▸ Written problem:
Each line from the start of the records below through the line that contains "import plotly.graph_objects as go" should be printed exactly. Pictures are omitted.

── Provided material ──

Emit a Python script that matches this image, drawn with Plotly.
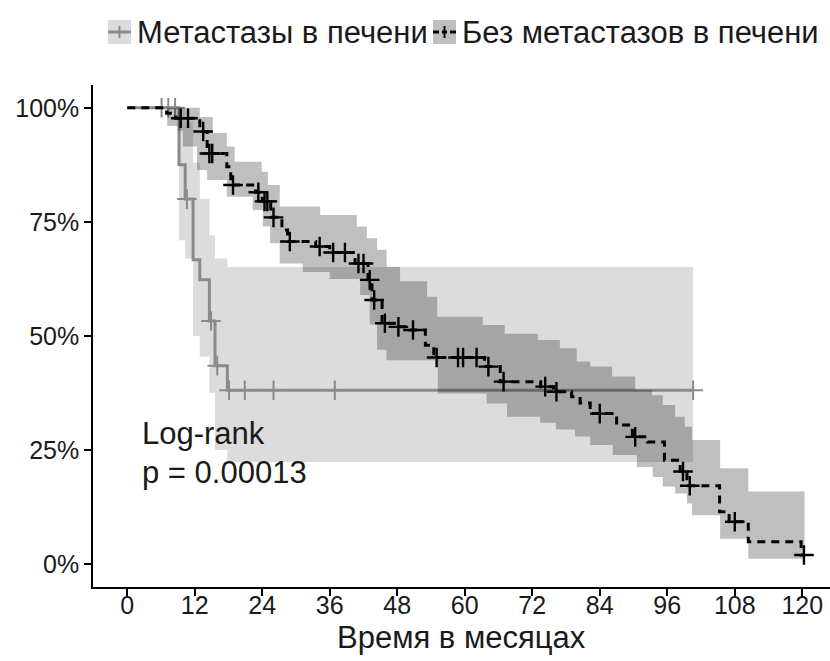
import plotly.graph_objects as go

# ---- survival data (months, % surviving) ----
# Group 1: liver metastases
met_t = [0, 9.2, 10.3, 11.7, 12.9, 14.6, 15.6, 17.8, 100.6]
met_s = [100, 87.5, 80.0, 66.7, 62.3, 53.3, 43.5, 38.1, 38.1]
met_cens_t = [6.1, 7.3, 8.5, 10.6, 14.9, 16.0, 18.1, 20.9, 26.0, 36.9, 100.6]
met_cens_s = [100, 100, 100, 80.0, 53.3, 43.5, 38.1, 38.1, 38.1, 38.1, 38.1]
met_up_t = [0, 10.3, 11.7, 12.9, 14.6, 15.6, 17.8, 100.6]
met_up_s = [100, 97, 88, 80, 72, 67, 65.1, 65.1]
met_lo_t = [0, 9.2, 10.3, 11.7, 12.9, 14.6, 15.6, 17.8, 100.6]
met_lo_s = [100, 71, 67, 50, 45.5, 37.5, 25, 22.4, 22.4]

# Group 2: no liver metastases
nomet_t = [0, 7.0, 8.6, 12.9, 14.2, 17.7, 18.4, 22.8, 24.0, 25.5, 27.5, 28.5,
           33.5, 36.0, 40.5, 42.8, 43.5, 45.3, 47.5, 50.3, 53.0, 54.5, 63.5,
           66.3, 73.5, 75.8, 79.0, 80.5, 82.3, 87.0, 89.8, 92.5, 95.5, 98.3,
           99.5, 105.3, 107.0, 110.4, 119.8, 120.3]
nomet_s = [100, 98.8, 97.7, 94.8, 90.0, 87.1, 83.1, 81.5, 79.5, 76.0, 73.2, 70.7,
           69.6, 68.3, 65.9, 62.3, 57.9, 52.8, 52.0, 51.3, 48.0, 45.3, 43.3,
           40.0, 38.9, 37.8, 36.7, 35.3, 33.0, 30.5, 27.9, 26.8, 22.8, 20.3,
           17.2, 11.5, 9.3, 4.9, 2.0, 2.0]
nomet_cens_t = [9.5, 10.8, 13.5, 14.6, 15.1, 18.8, 23.3, 24.4, 24.9, 26.0, 28.9,
                34.2, 36.6, 38.7, 41.1, 42.0, 43.1, 43.9, 45.8, 48.2, 50.8, 55.0,
                58.8, 59.7, 62.1, 64.2, 66.9, 74.3, 76.3, 84.0, 90.3, 98.8, 100.0,
                108.0, 120.3]
nomet_cens_s = [97.7, 97.7, 94.8, 90.0, 90.0, 83.1, 81.5, 79.5, 79.5, 76.0, 70.7,
                69.6, 68.3, 68.3, 65.9, 65.9, 62.3, 57.9, 52.8, 52.0, 51.3, 45.3,
                45.3, 45.3, 45.3, 43.3, 40.0, 38.9, 37.8, 33.0, 27.9, 20.3, 17.2,
                9.3, 2.0]
nomet_up_t = [0, 12.9, 15.2, 17.7, 19.1, 23.9, 25.0, 27.1, 34.3, 40.8, 42.6, 44.4,
              46.1, 48.5, 53.3, 55.1, 63.2, 67.1, 73.0, 76.9, 79.9, 82.3, 86.2,
              90.3, 93.3, 95.2, 97.4, 99.1, 100.4, 105.4, 110.4, 120.4]
nomet_up_s = [100, 98, 94.5, 91.5, 88.2, 86, 83.1, 78.4, 76.5, 74, 71.4, 68.9,
              65.2, 62, 58.6, 54.2, 52.4, 50.5, 49.1, 47.3, 44.4, 43.3, 41.1,
              38.2, 37, 34.9, 32.3, 30.1, 27.2, 21, 15.9, 15.9]
nomet_lo_t = [0, 7.1, 9.0, 9.9, 12.4, 14.2, 17.7, 22.3, 24.1, 25.4, 27.1, 31.2,
              36.0, 41.4, 43.1, 44.4, 46.1, 55.2, 63.9, 67.5, 73.4, 76.2, 79.6,
              82.3, 86.3, 90.6, 93.4, 95.2, 97.4, 99.5, 100.4, 105.4, 110.4, 120.4]
nomet_lo_s = [100, 96, 95, 91.5, 86.4, 84.2, 80.5, 77.6, 74, 70.3, 65.9, 64,
              62.5, 59, 52.5, 47, 44.7, 37.4, 35.2, 32.3, 31, 29.5, 28,
              26.1, 23.9, 21.3, 19.1, 17, 15.5, 13.3, 10.7, 5.6, 1.2, 1.2]

x_ticks = [0, 12, 24, 36, 48, 60, 72, 84, 96, 108, 120]
y_ticks = [0, 25, 50, 75, 100]
y_tick_labels = ["0%", "25%", "50%", "75%", "100%"]
legend_labels = ["Метастазы в печени", "Без метастазов в печени"]
x_title = "Время в месяцах"
test_text = ["Log-rank", "p = 0.00013"]

# ---- styling ----
W, H = 830, 661
ML, MR, MT, MB = 93, 0, 85, 74
FONT = "Liberation Sans, Arial, sans-serif"
TXT = "#1a1a1a"
GREY_LINE = "#8a8a8a"
GREY_FILL = "rgba(128,128,128,0.28)"
BLACK_FILL = "rgba(0,0,0,0.25)"
GREY_KEY = "#dbdbdb"
BLACK_KEY = "#bfbfbf"

fig = go.Figure()


def add_group(t, s, up_t, up_s, lo_t, lo_s, ct, cs, line_color, fill, dash, cens_w):
    fig.add_trace(go.Scatter(x=up_t, y=up_s, mode="lines", line=dict(width=0, shape="hv"),
                             hoverinfo="skip", showlegend=False))
    fig.add_trace(go.Scatter(x=lo_t, y=lo_s, mode="lines", line=dict(width=0, shape="hv"),
                             fill="tonexty", fillcolor=fill, hoverinfo="skip", showlegend=False))
    fig.add_trace(go.Scatter(x=t, y=s, mode="lines",
                             line=dict(color=line_color, width=3, shape="hv", dash=dash),
                             showlegend=False))
    fig.add_trace(go.Scatter(x=ct, y=cs, mode="markers",
                             marker=dict(symbol="cross-thin", size=14,
                                         line=dict(color=line_color, width=cens_w)),
                             showlegend=False))


add_group(met_t, met_s, met_up_t, met_up_s, met_lo_t, met_lo_s,
          met_cens_t, met_cens_s, GREY_LINE, GREY_FILL, "solid", 2)
add_group(nomet_t, nomet_s, nomet_up_t, nomet_up_s, nomet_lo_t, nomet_lo_s,
          nomet_cens_t, nomet_cens_s, "#000000", BLACK_FILL, "8px,6px", 2.4)

# plot-area geometry helpers for the hand-built legend
PW, PH = W - ML - MR, H - MT - MB


def px(xp):
    return (xp - ML) / PW


def py(yp):
    return (H - MB - yp) / PH


shapes = []
annotations = []
keys = [(108, GREY_KEY, GREY_LINE, "solid", legend_labels[0]),
        (433, BLACK_KEY, "#000000", "dash", legend_labels[1])]
for x0, keyfill, lc, dsh, lab in keys:
    shapes.append(dict(type="rect", xref="paper", yref="paper",
                       x0=px(x0), x1=px(x0 + 23), y0=py(44), y1=py(20),
                       fillcolor=keyfill, line=dict(width=0), layer="above"))
    if dsh == "solid":
        shapes.append(dict(type="line", xref="paper", yref="paper",
                           x0=px(x0), x1=px(x0 + 23), y0=py(32), y1=py(32),
                           line=dict(color=lc, width=3)))
    else:
        for a, b in [(x0, x0 + 6), (x0 + 9, x0 + 14), (x0 + 17, x0 + 23)]:
            shapes.append(dict(type="line", xref="paper", yref="paper",
                               x0=px(a), x1=px(b), y0=py(32), y1=py(32),
                               line=dict(color=lc, width=3)))
    shapes.append(dict(type="line", xref="paper", yref="paper",
                       x0=px(x0 + 11.5), x1=px(x0 + 11.5), y0=py(26), y1=py(38),
                       line=dict(color=lc, width=2)))
    annotations.append(dict(text=lab, xref="paper", yref="paper",
                            x=px(x0 + 27), y=py(32), xanchor="left", yanchor="middle",
                            showarrow=False, font=dict(family=FONT, size=31, color=TXT)))

annotations.append(dict(text=test_text[0], x=2.2, y=28.7, xanchor="left", yanchor="middle",
                        showarrow=False, font=dict(family=FONT, size=31, color=TXT)))
annotations.append(dict(text=test_text[1], x=2.2, y=20.2, xanchor="left", yanchor="middle",
                        showarrow=False, font=dict(family=FONT, size=31, color=TXT)))

# x-axis title placed as text beneath the tick labels
annotations.append(dict(text=x_title, xref="paper", yref="paper",
                        x=0.5, y=py(637), xanchor="center", yanchor="middle",
                        showarrow=False, font=dict(family=FONT, size=31, color=TXT)))

fig.update_layout(
    width=W, height=H,
    margin=dict(l=ML, r=MR, t=MT, b=MB),
    paper_bgcolor="white", plot_bgcolor="white",
    showlegend=False,
    shapes=shapes, annotations=annotations,
    xaxis=dict(range=[-6.09, 124.93], tickvals=x_ticks, ticks="outside", ticklen=7,
               tickwidth=1.5, tickcolor="#000", showline=True, linecolor="#000",
               linewidth=1.5, showgrid=False, zeroline=False, ticklabelstandoff=-12,
               tickfont=dict(family=FONT, size=25, color=TXT)),
    yaxis=dict(range=[-5, 105], tickvals=y_ticks, ticktext=y_tick_labels, ticks="outside",
               ticklen=7, tickwidth=1.5, tickcolor="#000", showline=True, linecolor="#000",
               linewidth=1.5, showgrid=False, zeroline=False,
               tickfont=dict(family=FONT, size=25, color=TXT)),
)

fig.write_html("out.html")
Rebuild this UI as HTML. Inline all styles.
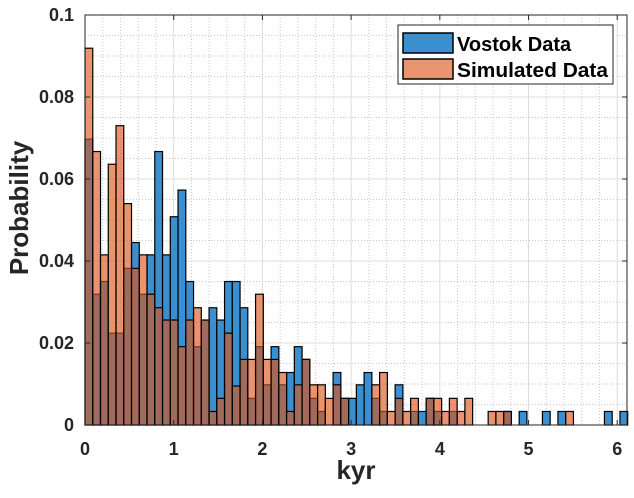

───

▸ Output of the task:
Emit a Python script that matches this image, drawn with Plotly.
import plotly.graph_objects as go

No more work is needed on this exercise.